# [Exercise data]
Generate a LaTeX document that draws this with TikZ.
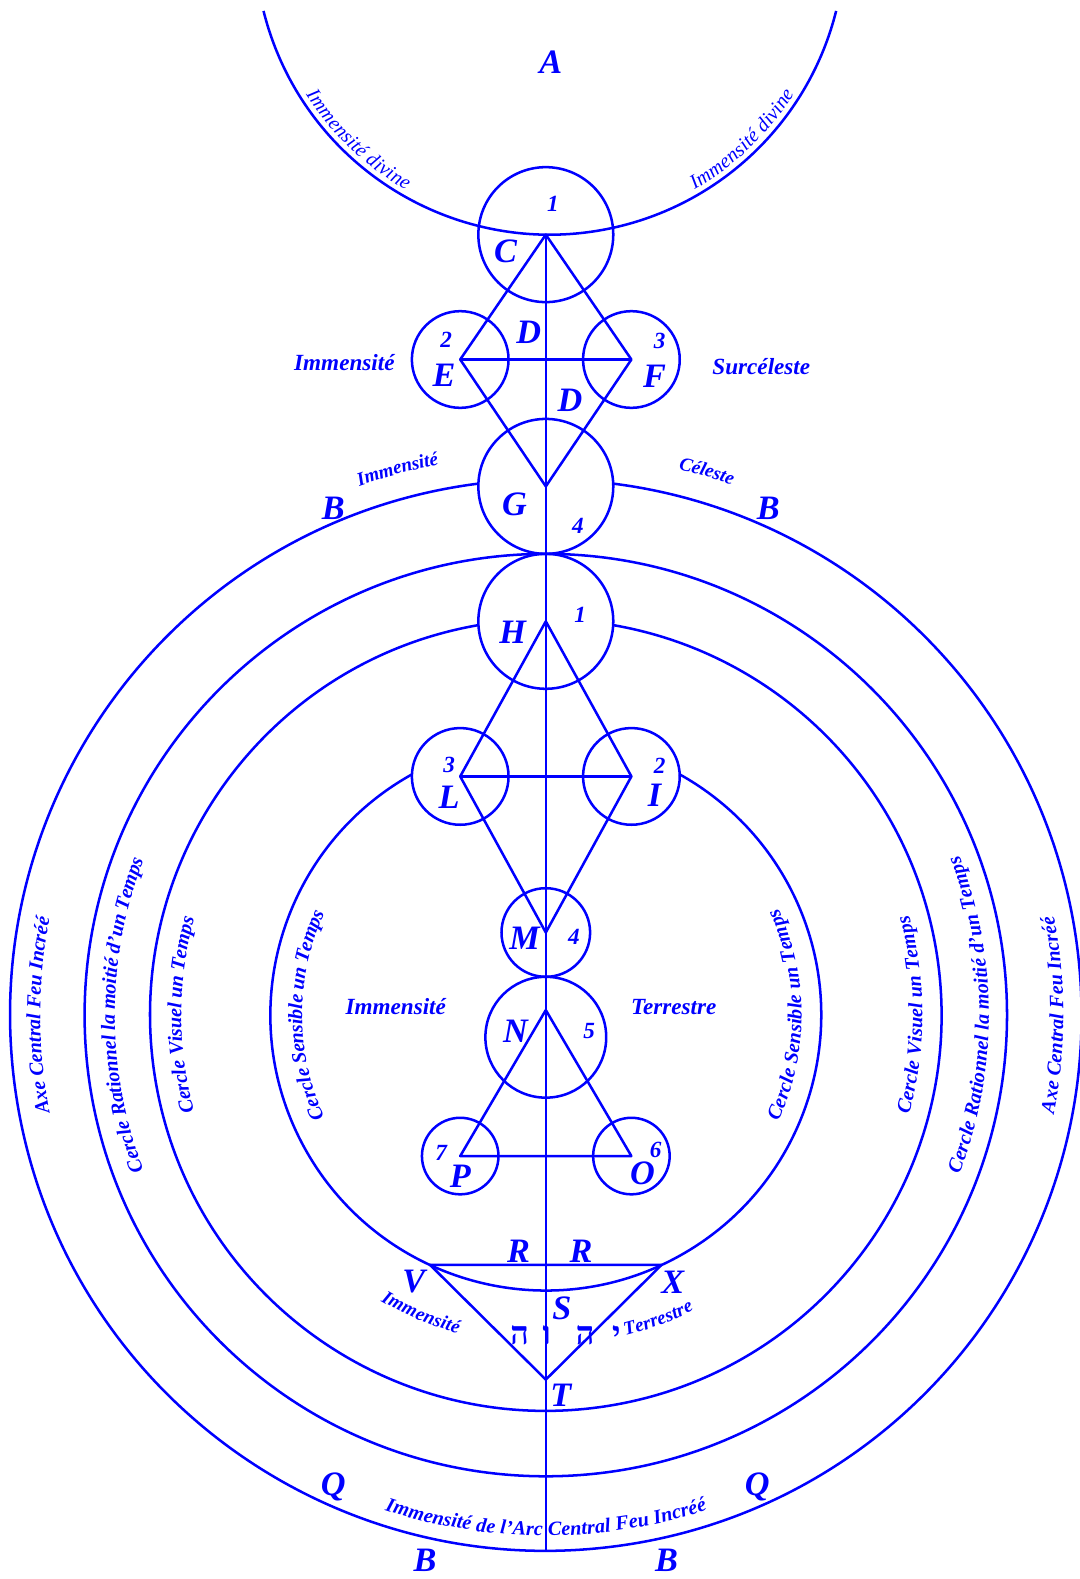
\documentclass[tikz,border=0pt]{standalone}
\usepackage{fontspec}
\setmainfont{Liberation Serif}
\newfontfamily\hebfont[Script=Hebrew]{Liberation Serif}
\usetikzlibrary{decorations.text}
\definecolor{ink}{RGB}{0,0,255}
\newcommand\fLetter{\fontsize{34}{34}\selectfont\bfseries\itshape}
\newcommand\fNum{\fontsize{23}{23}\selectfont\bfseries\itshape}
\newcommand\fWord{\fontsize{23}{23}\selectfont\bfseries\itshape}
\newcommand\fSmall{\fontsize{19}{19}\selectfont\bfseries\itshape\color{ink}}
\newcommand\fCurve{\fontsize{20}{20}\selectfont\bfseries\itshape\color{ink}}
\newcommand\fDiv{\fontsize{20}{20}\selectfont\itshape\color{ink}}
\newcommand\fHeb{\fontsize{32}{32}\selectfont\hebfont\bfseries}
\begin{document}
\begin{tikzpicture}[x=1pt,y=1pt,color=ink,line width=2.5pt,line join=round,
  letter/.style={inner sep=0pt,font=\fLetter},
  numb/.style={inner sep=0pt,font=\fNum},
  word/.style={inner sep=0pt,font=\fWord},
  hebl/.style={inner sep=0pt,font=\fHeb}]
\fill[white] (0,0) rectangle (1072,-1568);
\useasboundingbox (0,0) rectangle (1072,-1568);
% centres
\coordinate (O) at (542,-1008);
\coordinate (Ac) at (546,60);
% vertices
\coordinate (Ct) at (542,-233);
\coordinate (E) at (457,-357);
\coordinate (F) at (627,-357);
\coordinate (Gb) at (542,-483);
\coordinate (H) at (542,-617);
\coordinate (L) at (457,-771);
\coordinate (I) at (627,-771);
\coordinate (Mb) at (542,-926);
\coordinate (Na) at (542,-1003);
\coordinate (P) at (457,-1148);
\coordinate (Oo) at (627,-1148);
\coordinate (V) at (427,-1256);
\coordinate (X) at (657,-1256);
\coordinate (T) at (542,-1370);
\coordinate (Bot) at (542,-1540);
% top arc A
\draw ([shift={(194:293)}]Ac) arc[start angle=194,end angle=346,radius=293];
% small circles
\draw (542,-233) circle[radius=67];
\draw (457,-357) circle[radius=48];
\draw (627,-357) circle[radius=48];
\draw (542,-483) circle[radius=67];
\draw (542,-617) circle[radius=67];
\draw (457,-771) circle[radius=48];
\draw (627,-771) circle[radius=48];
\draw (542,-926) circle[radius=44];
\draw (542,-1030) circle[radius=60];
\draw (457,-1148) circle[radius=38];
\draw (627,-1148) circle[radius=38];
% big circles
\draw ([shift={(97.25:532)}]O) arc[start angle=97.25,end angle=442.75,radius=532];
\draw (O) circle[radius=458];
\draw ([shift={(99.8:393)}]O) arc[start angle=99.8,end angle=440.2,radius=393];
\draw ([shift={(119:273.5)}]O) arc[start angle=119,end angle=421,radius=273.5];
% axis and figures
\draw (Ct) -- (Bot);
\draw (Ct) -- (E) -- (Gb) -- (F) -- cycle;
\draw (E) -- (F);
\draw (H) -- (L) -- (Mb) -- (I) -- cycle;
\draw (L) -- (I);
\draw (Na) -- (P) -- (Oo) -- cycle;
\draw (V) -- (X) -- (T) -- cycle;
% curved texts
\path[decorate,decoration={text along path,text align=center,raise=-6pt,text={|\fDiv|Immensité divine}}] ([shift={(196.3:281)}]Ac) arc[start angle=196.3,end angle=256.3,radius=281];
\path[decorate,decoration={text along path,text align=center,raise=-6pt,text={|\fDiv|Immensité divine}}] ([shift={(283.9:281)}]Ac) arc[start angle=283.9,end angle=343.9,radius=281];
\path[decorate,decoration={text along path,text align=center,raise=-5pt,text={|\fSmall|Immensité}}] ([shift={(135.2:562)}]O) arc[start angle=135.2,end angle=75.2,radius=562];
\path[decorate,decoration={text along path,text align=center,raise=-5pt,text={|\fSmall|Céleste}}] ([shift={(103.5:563)}]O) arc[start angle=103.5,end angle=43.5,radius=563];
\path[decorate,decoration={text along path,text align=center,raise=-6pt,text={|\fCurve|Axe Central Feu Incréé}}] ([shift={(215:508)}]O) arc[start angle=215,end angle=145,radius=508];
\path[decorate,decoration={text along path,text align=center,raise=-6pt,text={|\fCurve|Axe Central Feu Incréé}}] ([shift={(-35:508)}]O) arc[start angle=-35,end angle=35,radius=508];
\path[decorate,decoration={text along path,text align=center,raise=-6pt,text={|\fCurve|Cercle Rationnel la moitié d'un Temps}}] ([shift={(220:434)}]O) arc[start angle=220,end angle=140,radius=434];
\path[decorate,decoration={text along path,text align=center,raise=-6pt,text={|\fCurve|Cercle Rationnel la moitié d'un Temps}}] ([shift={(-40:434)}]O) arc[start angle=-40,end angle=40,radius=434];
\path[decorate,decoration={text along path,text align=center,raise=-6pt,text={|\fCurve|Cercle Visuel un Temps}}] ([shift={(215:368)}]O) arc[start angle=215,end angle=145,radius=368];
\path[decorate,decoration={text along path,text align=center,raise=-6pt,text={|\fCurve|Cercle Visuel un Temps}}] ([shift={(-35:368)}]O) arc[start angle=-35,end angle=35,radius=368];
\path[decorate,decoration={text along path,text align=center,raise=-6pt,text={|\fCurve|Cercle Sensible un Temps}}] ([shift={(230:248)}]O) arc[start angle=230,end angle=130,radius=248];
\path[decorate,decoration={text along path,text align=center,raise=-6pt,text={|\fCurve|Cercle Sensible un Temps}}] ([shift={(-50:248)}]O) arc[start angle=-50,end angle=50,radius=248];
\path[decorate,decoration={text along path,text align=center,raise=-6pt,text={|\fCurve|Immensité de l'Arc Central Feu Incréé}}] ([shift={(225:511)}]O) arc[start angle=225,end angle=315,radius=511];
\path[decorate,decoration={text along path,text align=center,raise=-5pt,text={|\fSmall|Immensité}}] ([shift={(217.3:323)}]O) arc[start angle=217.3,end angle=277.3,radius=323];
\path[decorate,decoration={text along path,text align=center,raise=-5pt,text={|\fSmall|Terrestre}}] ([shift={(260.3:323)}]O) arc[start angle=260.3,end angle=320.3,radius=323];
% letter labels
\node[letter] (lA) at (547,-62) {A};
\node[numb] (n1a) at (549,-202) {1};
\node[letter] (lC) at (502,-250) {C};
\node[letter] (lD1) at (525,-330) {D};
\node[numb] (n2a) at (443,-337) {2};
\node[letter] (lE) at (441,-373) {E};
\node[numb] (n3a) at (655,-339) {3};
\node[letter] (lF) at (650,-374) {F};
\node[letter] (lD2) at (566,-398) {D};
\node[word] (wImm1) at (342,-360) {Immensité};
\node[word] (wSur) at (756,-364) {Surcéleste};
\node[letter] (lB1) at (331,-505) {B};
\node[letter] (lB2) at (763,-505) {B};
\node[letter] (lG) at (511,-501) {G};
\node[numb] (n4a) at (574,-522) {4};
\node[letter] (lH) at (509,-628) {H};
\node[numb] (n1b) at (576,-611) {1};
\node[numb] (n3b) at (446,-760) {3};
\node[letter] (lL) at (446,-792) {L};
\node[numb] (n2b) at (655,-760) {2};
\node[letter] (lI) at (650,-790) {I};
\node[letter] (lM) at (521,-932) {M};
\node[numb] (n4b) at (570,-930) {4};
\node[word] (wImm2) at (393,-1000) {Immensité};
\node[word] (wTer) at (669,-1000) {Terrestre};
\node[letter] (lN) at (512,-1024) {N};
\node[numb] (n5) at (585,-1024) {5};
\node[numb] (n7) at (438,-1145) {7};
\node[letter] (lP) at (457,-1168) {P};
\node[numb] (n6) at (651,-1142) {6};
\node[letter] (lO) at (638,-1165) {O};
\node[letter] (lR1) at (515,-1243) {R};
\node[letter] (lR2) at (577,-1243) {R};
\node[letter] (lV) at (411,-1273) {V};
\node[letter] (lX) at (668,-1273) {X};
\node[letter] (lS) at (558,-1299) {S};
\node[hebl,anchor=base] (h1) at (516,-1335) {ה};
\node[hebl,anchor=base] (h2) at (543,-1335) {ו};
\node[hebl,anchor=base] (h3) at (581,-1335) {ה};
\node[hebl,anchor=base] (h4) at (612,-1335) {י};
\node[letter] (lT) at (557,-1386) {T};
\node[letter] (lQ1) at (331,-1477) {Q};
\node[letter] (lQ2) at (752,-1477) {Q};
\node[letter] (lB3) at (422,-1549) {B};
\node[letter] (lB4) at (662,-1549) {B};
\end{tikzpicture}
\end{document}
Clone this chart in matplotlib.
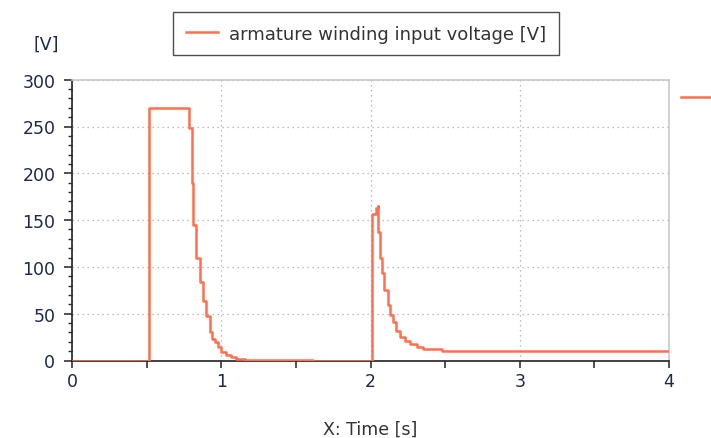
import matplotlib.pyplot as plt
from matplotlib.lines import Line2D
from matplotlib.ticker import MultipleLocator

# --- DONNEES ---
time_s = [0, 0.515, 0.783, 0.805, 0.810, 0.834, 0.855, 0.877, 0.899, 0.922,
          0.940, 0.955, 0.978, 1.0, 1.034, 1.067, 1.10, 1.157, 1.615,
          2.013, 2.034, 2.047, 2.051, 2.063, 2.074, 2.092, 2.119, 2.134,
          2.152, 2.174, 2.197, 2.230, 2.264, 2.309, 2.353, 2.477, 4.0]
voltage_v = [0, 270, 248, 190, 145, 110, 84, 64, 48, 30,
             23, 19.6, 14, 9.6, 6, 3.6, 1.8, 0.8, 0,
             157, 163, 165, 137, 110, 94, 75, 59, 49,
             41, 32, 25, 21, 18, 14, 12, 10, 10]

series_label = "armature winding input voltage [V]"
xticks = [0, 1, 2, 3, 4]
yticks = [0, 50, 100, 150, 200, 250, 300]

line_color = "#ff6f50"
label_color = "#1c2a4a"

plt.rcParams['font.family'] = ['DejaVu Sans']

fig = plt.figure(figsize=(7.11, 4.39), dpi=100)
ax = fig.add_axes([72 / 711, 1 - 361.5 / 439, (669 - 72) / 711, (361.5 - 80.7) / 439])

ax.plot(time_s, voltage_v, drawstyle='steps-post', color=line_color, lw=1.8,
        label=series_label, zorder=3)

ax.set_xlim(0, 4)
ax.set_ylim(0, 300)
ax.set_xticks(xticks)
ax.set_yticks(yticks)
ax.xaxis.set_minor_locator(MultipleLocator(0.5))
ax.yaxis.set_minor_locator(MultipleLocator(10))
ax.tick_params(axis='both', which='major', labelsize=12.5, labelcolor=label_color,
               color='#333333', width=1.2, direction='out')
ax.tick_params(axis='y', which='major', length=6, pad=6)
ax.tick_params(axis='x', which='major', length=5, pad=3)
ax.tick_params(axis='y', which='minor', length=3, color='#333333', width=1.0)
ax.tick_params(axis='x', which='minor', length=5, color='#333333', width=1.2)

# grille pointillee
ax.grid(True, which='major', linestyle=(0, (1, 3)), color='#a8a8a8', lw=0.9)

for side in ['left', 'bottom']:
    ax.spines[side].set_color('#222222')
    ax.spines[side].set_linewidth(1.2)
for side in ['top', 'right']:
    ax.spines[side].set_color('#c8c8c8')
    ax.spines[side].set_linewidth(1.2)

ax.set_xlabel("X: Time [s]", fontsize=12.5, color='#333333', labelpad=22)
fig.text(46 / 711, 1 - 45 / 439, "[V]", fontsize=12.5, color=label_color,
         ha='center', va='center')

leg = fig.legend(loc='upper center', bbox_to_anchor=(366 / 711, 1 - 13 / 439),
                 fontsize=13, frameon=True, fancybox=False, handlelength=1.8,
                 borderpad=0.7, handletextpad=0.6, borderaxespad=0)
leg.get_frame().set_edgecolor('#222222')
leg.get_frame().set_linewidth(1.0)
for txt in leg.get_texts():
    txt.set_color('#333333')

# bout de legende coupe a droite
fig.add_artist(Line2D([681 / 711, 1.0], [1 - 98 / 439] * 2, color=line_color, lw=1.8))

fig.savefig("out.png", dpi=100)
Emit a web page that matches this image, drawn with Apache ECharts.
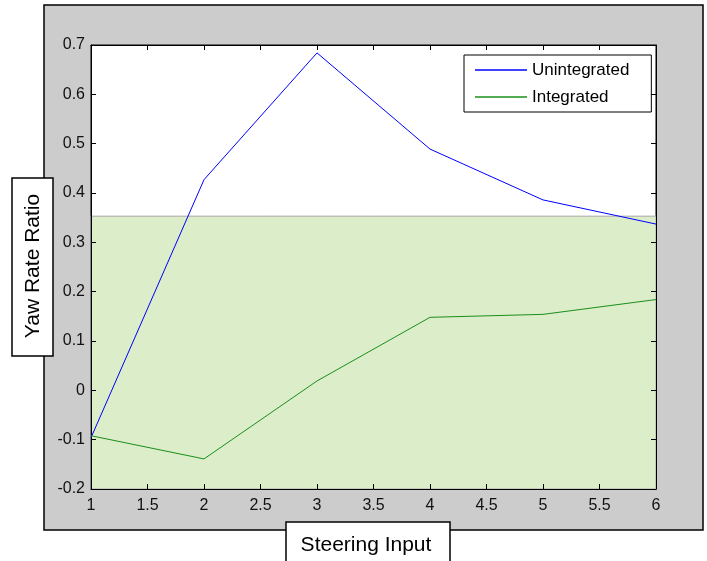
<!DOCTYPE html>
<html>
<head>
<meta charset="utf-8">
<script src="https://cdn.jsdelivr.net/npm/echarts@6/dist/echarts.min.js"></script>
<style>
  html, body { margin: 0; padding: 0; background: #ffffff; }
  #chart { width: 707px; height: 561px; }
</style>
</head>
<body>
<div id="chart"></div>
<script>
// values
var steeringInput = [1, 2, 3, 4, 5, 6];
var unintegrated = [-0.096, 0.427, 0.684, 0.489, 0.386, 0.337];
var integrated = [-0.092, -0.139, 0.019, 0.148, 0.154, 0.184];
var shadeTop = 0.353;

function pairs(xs, ys) {
  return xs.map(function (x, i) { return [x, ys[i]]; });
}

var font = 'Liberation Sans, Arial, sans-serif';
var chart = echarts.init(document.getElementById('chart'), null, { renderer: 'canvas' });

var tickAxis = {
  type: 'value',
  z: 4,
  axisLine: { show: true, onZero: false, lineStyle: { color: '#000000', width: 1 } },
  axisTick: { show: true, inside: true, length: 5, lineStyle: { color: '#000000' } },
  splitLine: { show: false }
};

chart.setOption({
  animation: false,
  backgroundColor: '#ffffff',
  graphic: [
    { type: 'rect', z: -10, shape: { x: 44, y: 5, width: 659, height: 525 },
      style: { fill: '#cccccc', stroke: '#000000', lineWidth: 1.5 } },
    { type: 'rect', z: 10, shape: { x: 12, y: 178, width: 41, height: 178 },
      style: { fill: '#ffffff', stroke: '#000000', lineWidth: 1.5 } },
    { type: 'text', z: 11, x: 33, y: 266, rotation: Math.PI / 2,
      style: { text: 'Yaw Rate Ratio', font: '21px ' + font, fill: '#000000',
               align: 'center', verticalAlign: 'middle' } },
    { type: 'rect', z: 10, shape: { x: 286, y: 522, width: 164, height: 48 },
      style: { fill: '#ffffff', stroke: '#000000', lineWidth: 1.5 } },
    { type: 'text', z: 11, x: 366, y: 545,
      style: { text: 'Steering Input', font: '21px ' + font, fill: '#000000',
               align: 'center', verticalAlign: 'middle' } }
  ],
  grid: {
    left: 91, top: 45, right: 51, bottom: 72,
    show: true, backgroundColor: '#ffffff', borderColor: '#000000', borderWidth: 1
  },
  legend: {
    left: 464, top: 55, orient: 'vertical',
    backgroundColor: '#ffffff', borderColor: '#000000', borderWidth: 1,
    padding: [5, 22, 5, 11], itemGap: 7,
    itemWidth: 52, itemHeight: 1.5, icon: 'rect',
    textStyle: { fontFamily: font, fontSize: 17, color: '#000000', lineHeight: 20 },
    data: ['Unintegrated', 'Integrated']
  },
  xAxis: [
    Object.assign({}, tickAxis, {
      min: 1, max: 6, interval: 0.5, position: 'bottom',
      axisLabel: { show: true, fontFamily: font, fontSize: 16, color: '#111111', margin: 9 }
    }),
    Object.assign({}, tickAxis, {
      min: 1, max: 6, interval: 0.5, position: 'top',
      axisLabel: { show: false }
    })
  ],
  yAxis: [
    Object.assign({}, tickAxis, {
      min: -0.2, max: 0.7, interval: 0.1, position: 'left',
      axisLabel: { show: true, fontFamily: font, fontSize: 16, color: '#111111', margin: 6,
        formatter: function (v) { return String(Math.round(v * 10) / 10); } }
    }),
    Object.assign({}, tickAxis, {
      min: -0.2, max: 0.7, interval: 0.1, position: 'right',
      axisLabel: { show: false }
    })
  ],
  series: [
    {
      name: 'shade', type: 'line', symbol: 'none', z: 1, data: [],
      markArea: {
        silent: true,
        itemStyle: { color: '#dcedca', borderColor: '#a8a8a8', borderWidth: 1 },
        data: [[{ yAxis: -0.2, xAxis: 1 }, { yAxis: shadeTop, xAxis: 6 }]]
      }
    },
    {
      name: 'Unintegrated', type: 'line', symbol: 'none', z: 5,
      color: '#0000ff', lineStyle: { width: 1, color: '#0000ff' },
      data: pairs(steeringInput, unintegrated)
    },
    {
      name: 'Integrated', type: 'line', symbol: 'none', z: 5,
      color: '#1a8f1a', lineStyle: { width: 1, color: '#1a8f1a' },
      data: pairs(steeringInput, integrated)
    }
  ]
});
</script>
</body>
</html>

# [Given task]
Only the number is wanted: how many lines in the entries above contain the word "that"?

# [Written solution]
2